Possible experimental / analytical issues: - The primary comparison — "UKF outperforms data fusion (29.8% vs. 10.2%)" — is structurally biased: data fusion is applied to UKF-filtered outputs, not to raw model outputs. This guarantees data fusion appears weaker; a fair comparison would apply fusion to raw outputs separately. - NSE is the sole reported metric; PBIAS, KGE, RMSE, or flow-duration curve statistics are absent, obscuring whether high flows (acknowledged as systematically underestimated) or low flows improve. - No uncertainty quantification (credible intervals, ensemble spread) is reported for either UKF or fusion outputs, despite uncertainty reduction being the stated goal. - Single catchment (216 km²), single climate (semi-arid Iran), 24-year record — no cross-validation across basins or climates; generalization claims are unsupported. - No statistical significance testing (e.g., Wilcoxon, DM test) is applied to NSE differences. - The Results and Discussion section appears duplicated verbatim in the manuscript — a pre-publication artifact that raises editing concerns.

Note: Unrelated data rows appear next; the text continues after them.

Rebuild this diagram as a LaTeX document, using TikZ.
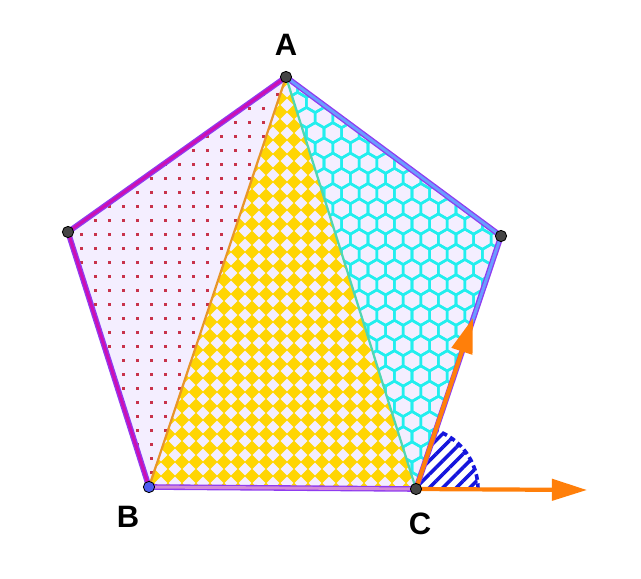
\documentclass[tikz,border=0pt]{standalone}
\usepackage{fontspec}
\setmainfont{Liberation Sans}
\usetikzlibrary{arrows.meta, patterns.meta}

\definecolor{lavender}{HTML}{F4EEFF}
\definecolor{rimviolet}{HTML}{8F3BF0}
\definecolor{edgemagenta}{HTML}{CC0FB4}
\definecolor{edgeblue}{HTML}{6A9CFF}
\definecolor{edgeorchid}{HTML}{D48AD8}
\definecolor{edgeorange}{HTML}{E8962A}
\definecolor{edgeaqua}{HTML}{4FD6B2}
\definecolor{dotred}{HTML}{C8324A}
\definecolor{chessyellow}{HTML}{FFD503}
\definecolor{hexcyan}{HTML}{22EEEE}
\definecolor{hatchblue}{HTML}{1515DD}
\definecolor{vecorange}{HTML}{FF7F0A}
\definecolor{vertexgray}{HTML}{454545}
\definecolor{vertexblue}{HTML}{4D5CF0}

\tikzstyle{vertex} = [
    circle,
    draw=black,
    fill=vertexgray,
    line width=0.6pt,
    inner sep=0pt,
    minimum size=8pt
]
\tikzstyle{vlabel} = [
    font=\fontsize{22}{26}\selectfont\bfseries
]
\tikzstyle{rim} = [draw=rimviolet, line width=4pt, line join=round]
\tikzstyle{core} = [line width=2.1pt, line join=round]
\tikzstyle{diagonal} = [line width=1.6pt]
\tikzstyle{honeycomb} = [draw=hexcyan, line width=1.8pt]
\tikzstyle{vector} = [draw=vecorange, line width=3pt, -{Triangle[length=25pt,width=15pt]}]

\begin{document}
\begin{tikzpicture}[x=0.025cm, y=-0.025cm]

\useasboundingbox (0,0) rectangle (641,579);

\coordinate (A) at (286,77);
\coordinate (D) at (501,236);
\coordinate (C) at (416,489);
\coordinate (B) at (149,487);
\coordinate (E) at (68,232);
\coordinate (U) at (473,318);
\coordinate (V) at (587,490);

% pentagon interior
\fill[lavender] (A) -- (D) -- (C) -- (B) -- (E) -- cycle;

% dots in ABE
\begin{scope}
\clip (A) -- (B) -- (E) -- cycle;
\foreach \i in {4,...,21}
  \foreach \j in {5,...,35}
    \fill[dotred] (14*\i+10,14*\j+9) rectangle +(2.5,2.5);
\end{scope}

% chessboard in ABC
\begin{scope}
\clip (A) -- (B) -- (C) -- cycle;
\foreach \i in {10,...,30}
  \foreach \j in {5,...,35}
    \fill[chessyellow] (14*\i,14*\j) +(-7.4,0) -- +(0,-7.4) -- +(7.4,0) -- +(0,7.4) -- cycle;
\end{scope}

% honeycomb in ACD
\begin{scope}
\clip (A) -- (C) -- (D) -- cycle;
\foreach \r in {0,...,28}{
  \foreach \c in {0,...,13}{
    \pgfmathsetmacro{\hx}{280+17.6*\c+8.8*mod(\r,2)}
    \pgfmathsetmacro{\hy}{72+15.2*\r}
    \draw[honeycomb] (\hx,\hy) +(30:10.15) -- +(90:10.15) -- +(150:10.15)
      -- +(210:10.15) -- +(270:10.15) -- +(330:10.15) -- cycle;
  }
}
\end{scope}

% angle at C
\fill[pattern={Lines[angle=45,distance=6.8pt,line width=2.5pt]}, pattern color=hatchblue]
  (C) -- ++(62,0) arc[start angle=0, end angle=-71.4, radius=62] -- cycle;
\draw[hatchblue, line width=2.6pt, dash pattern=on 4pt off 2.6pt]
  (C) ++(62,0) arc[start angle=0, end angle=-71.4, radius=62];

% sides
\draw[rim] (A) -- (D) -- (C) -- (B) -- (E) -- cycle;
\draw[core, edgemagenta] (A) -- (E) -- (B);
\draw[core, edgeblue] (A) -- (D) -- (C);
\draw[core, edgeorchid] (B) -- (C);
\draw[diagonal, edgeorange] (A) -- (B);
\draw[diagonal, edgeaqua] (A) -- (C);

% vectors
\draw[vector] (C) -- (U);
\draw[vector] (C) -- (V);

% points
\node (pA) [vertex] at (A) {};
\node (pD) [vertex] at (D) {};
\node (pE) [vertex] at (E) {};
\node (pC) [vertex] at (C) {};
\node (pB) [vertex, fill=vertexblue] at (B) {};

\node (labA) [vlabel] at (286,45) {A};
\node (labB) [vlabel] at (128,517) {B};
\node (labC) [vlabel] at (420,524) {C};

\end{tikzpicture}
\end{document}
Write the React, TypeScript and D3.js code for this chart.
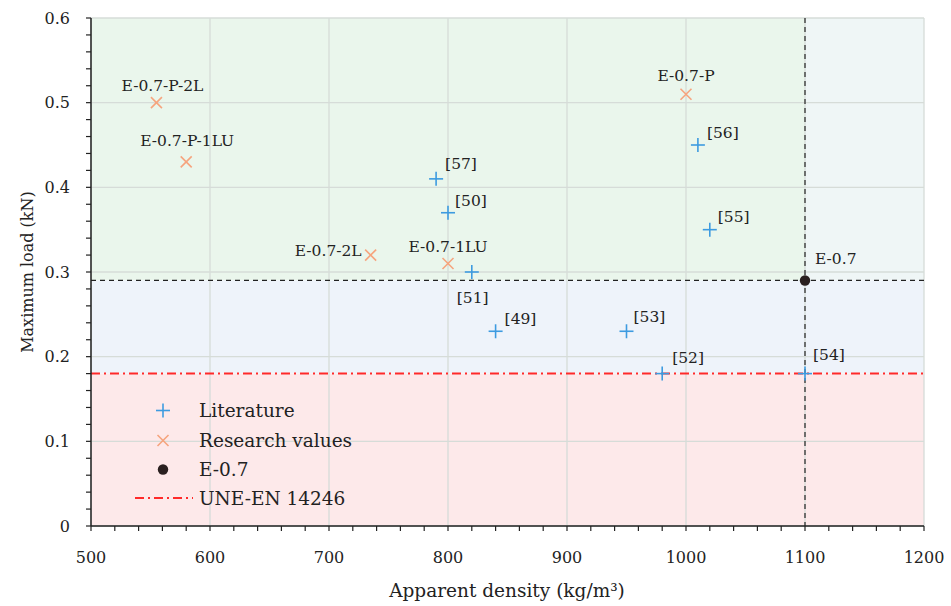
import React from "react";
import * as d3 from "d3";

const litLabels = ["[57]", "[50]", "[51]", "[49]", "[53]", "[52]", "[54]", "[56]", "[55]"];
const litX = [790, 800, 820, 840, 950, 980, 1100, 1010, 1020];
const litY = [0.41, 0.37, 0.30, 0.23, 0.23, 0.18, 0.18, 0.45, 0.35];

const resLabels = ["E-0.7-P-2L", "E-0.7-P-1LU", "E-0.7-2L", "E-0.7-1LU", "E-0.7-P"];
const resX = [555, 580, 735, 800, 1000];
const resY = [0.50, 0.43, 0.32, 0.31, 0.51];

const refLabel = "E-0.7";
const refX = 1100;
const refY = 0.29;
const standardY = 0.18;

const xTicks = [500, 600, 700, 800, 900, 1000, 1100, 1200];
const yTicks = [0, 0.1, 0.2, 0.3, 0.4, 0.5, 0.6];

const W = 951, H = 606;
const M = { left: 91, right: 27, top: 18, bottom: 80 };
const FONT = "DejaVu Serif";

export default function App() {
  const x = d3.scaleLinear().domain([500, 1200]).range([M.left, W - M.right]);
  const y = d3.scaleLinear().domain([0, 0.6]).range([H - M.bottom, M.top]);
  const x0 = x(500), x1 = x(1200), y0 = y(0), y1 = y(0.6);
  const minorX = d3.range(500, 1201, 20);
  const minorY = d3.range(0, 0.601, 0.02);

  const litPos: Record<string, [string, number, number]> = {
    "[57]": ["start", 9, -10],
    "[50]": ["start", 7, -7],
    "[51]": ["start", -15, 31],
    "[49]": ["start", 9, -7],
    "[53]": ["start", 7, -9],
    "[52]": ["start", 10, -11],
    "[54]": ["start", 8, -14],
    "[56]": ["start", 9, -7],
    "[55]": ["start", 8, -8],
  };
  const resPos: Record<string, [string, number, number]> = {
    "E-0.7-P-2L": ["middle", 6, -12],
    "E-0.7-P-1LU": ["middle", 1, -15.5],
    "E-0.7-2L": ["end", -9, 1],
    "E-0.7-1LU": ["middle", 0, -12],
    "E-0.7-P": ["middle", 0, -13],
  };

  const ts = { fontFamily: FONT } as React.CSSProperties;

  const plus = (cx: number, cy: number, k: string, s = 7) => (
    <g key={k} stroke="#3d9be0" strokeWidth={1.6}>
      <line x1={cx - s} x2={cx + s} y1={cy} y2={cy} />
      <line x1={cx} x2={cx} y1={cy - s} y2={cy + s} />
    </g>
  );
  const cross = (cx: number, cy: number, k: string, s = 5.5) => (
    <g key={k} stroke="#f6a47e" strokeWidth={1.6}>
      <line x1={cx - s} x2={cx + s} y1={cy - s} y2={cy + s} />
      <line x1={cx - s} x2={cx + s} y1={cy + s} y2={cy - s} />
    </g>
  );

  const legX = 163, legT = 199;
  const legRows = [410.5, 440.5, 469.5, 498];

  return (
    <svg width={W} height={H} style={{ position: "absolute", left: 0, top: 0, fontFamily: FONT }}>
      <rect width={W} height={H} fill="#fff" />
      <rect x={x0} y={y1} width={x(1100) - x0} height={y(refY) - y1} fill="#eaf6ec" />
      <rect x={x(1100)} y={y1} width={x1 - x(1100)} height={y(refY) - y1} fill="#eff6f6" />
      <rect x={x0} y={y(refY)} width={x1 - x0} height={y(standardY) - y(refY)} fill="#eef3fa" />
      <rect x={x0} y={y(standardY)} width={x1 - x0} height={y0 - y(standardY)} fill="#fde9ea" />
      {xTicks.map((t) => (
        <line key={"gx" + t} x1={x(t)} x2={x(t)} y1={y1} y2={y0} stroke="#d6dcd8" strokeWidth={1.3} />
      ))}
      {yTicks.map((t) => (
        <line key={"gy" + t} x1={x0} x2={x1} y1={y(t)} y2={y(t)} stroke="#d6dcd8" strokeWidth={1.3} />
      ))}
      <line x1={x0} x2={x1} y1={y(refY)} y2={y(refY)} stroke="#222" strokeWidth={1.2} strokeDasharray="5,4" />
      <line x1={x(refX)} x2={x(refX)} y1={y1} y2={y0} stroke="#222" strokeWidth={1.2} strokeDasharray="5,4" />
      <line x1={x0} x2={x1} y1={y(standardY)} y2={y(standardY)} stroke="#ff2a2a" strokeWidth={2} strokeDasharray="9,4,2,4" />
      <line x1={x0} x2={x0} y1={y1} y2={y0} stroke="#222" strokeWidth={1.5} />
      <line x1={x0} x2={x1} y1={y0} y2={y0} stroke="#222" strokeWidth={1.5} />
      {minorX.map((t) => (
        <line key={"mx" + t} x1={x(t)} x2={x(t)} y1={y0} y2={y0 + 5} stroke="#222" strokeWidth={1.2} />
      ))}
      {minorY.map((t, i) => (
        <line key={"my" + i} x1={x0} x2={x0 - 5} y1={y(t)} y2={y(t)} stroke="#222" strokeWidth={1.2} />
      ))}
      {xTicks.map((t) => (
        <text key={"tx" + t} style={ts} x={x(t)} y={y0 + 37} textAnchor="middle" fontSize={16} fill="#222">{t}</text>
      ))}
      {yTicks.map((t) => (
        <text key={"ty" + t} style={ts} x={x0 - 21} y={y(t) + 5.5} textAnchor="end" fontSize={16} fill="#222">{t === 0 ? "0" : t.toFixed(1)}</text>
      ))}
      <text style={ts} x={507} y={597} textAnchor="middle" fontSize={18.5} fill="#222">Apparent density (kg/m³)</text>
      <text style={ts} transform={`translate(33,${(y0 + y1) / 2}) rotate(-90)`} textAnchor="middle" fontSize={16} fill="#222">Maximum load (kN)</text>
      {resX.map((v, i) => {
        const cx = x(v), cy = y(resY[i]);
        const p = resPos[resLabels[i]];
        return (
          <g key={"r" + i}>
            {cross(cx, cy, "rc" + i)}
            <text style={ts} x={cx + p[1]} y={cy + p[2]} textAnchor={p[0] as any} fontSize={15.5} fill="#222">{resLabels[i]}</text>
          </g>
        );
      })}
      {litX.map((v, i) => {
        const cx = x(v), cy = y(litY[i]);
        const p = litPos[litLabels[i]];
        return (
          <g key={"l" + i}>
            {plus(cx, cy, "lp" + i)}
            <text style={ts} x={cx + p[1]} y={cy + p[2]} textAnchor={p[0] as any} fontSize={15.5} fill="#222">{litLabels[i]}</text>
          </g>
        );
      })}
      <circle cx={x(refX)} cy={y(refY)} r={5.2} fill="#2a2020" />
      <text style={ts} x={x(refX) + 10} y={y(refY) - 16} fontSize={15.5} fill="#222">{refLabel}</text>
      {plus(legX, legRows[0], "lg1")}
      {cross(legX, legRows[1], "lg2")}
      <circle cx={legX} cy={legRows[2]} r={5.2} fill="#2a2020" />
      <line x1={135} x2={193} y1={legRows[3]} y2={legRows[3]} stroke="#ff2a2a" strokeWidth={2} strokeDasharray="9,4,2,4" />
      {["Literature", "Research values", "E-0.7", "UNE-EN 14246"].map((s, i) => (
        <text key={"lt" + i} style={ts} x={legT} y={legRows[i] + 6.5} fontSize={18.5} fill="#222">{s}</text>
      ))}
    </svg>
  );
}
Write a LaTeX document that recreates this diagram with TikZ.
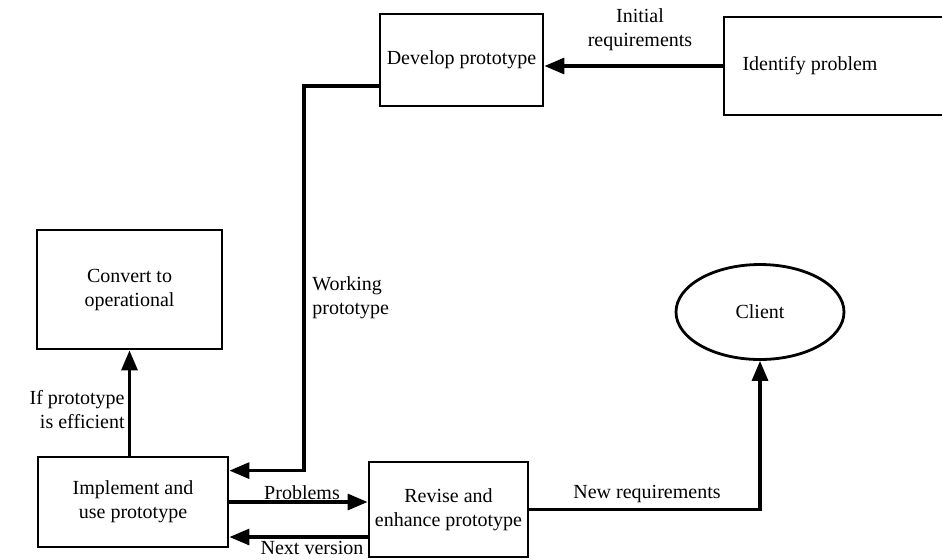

Ideas for future work: - Repeat the experiment with data fusion applied to raw (pre-UKF) model outputs to produce an unconfounded UKF-vs.-fusion comparison. - Include joint state–parameter UKF or dual EnKF to quantify how much of the remaining error is attributable to parameter uncertainty vs. state uncertainty, particularly given the manually calibrated HBV baseline. - Apply UKF at sub-daily timesteps (if data become available) or on a larger basin with longer concentration time to test whether the peak-flow underestimation is timestep-driven or filter-driven. - Test adaptive noise covariance estimation (e.g., innovation-based Q/R adaptation) to assess sensitivity of the 18.8%–29.8% NSE gains to the constant-noise assumption.

Methods

  • Unscented Kalman Filter (UKF)
  • weighted-average data fusion
  • HBV lumped rainfall-runoff model
  • SWAT semi-distributed model
  • WetSpa distributed model
  • PEST parameter estimation
  • SUFI-2 uncertainty fitting
  • Nash-Sutcliffe efficiency (NSE) evaluation
  • sigma-point generation via symmetric point algorithm

Datasets

  • Menderjan watershed daily streamflow (1993-2017)
  • Iran Meteorological Organization weather station data
  • Iran Water Resources Management Company stream gauge data

Claims

  • UKF-based data assimilation improved Nash-Sutcliffe efficiency by up to 29.8% for the lumped HBV model during validation.
  • UKF consistently outperformed weighted-average data fusion across calibration and validation stages for all three model structures.
  • The greatest relative improvement from UKF was observed in the lumped model (HBV) and the smallest in the distributed model (WetSpa).
  • Data fusion using weighted averages provided modest NSE gains of up to 10.2%, less than those achieved by UKF.
  • Model spatial structure (lumped vs. semi-distributed vs. distributed) had little effect on overall NSE but strongly influenced simulation of specific runoff components such as peak flows and baseflows.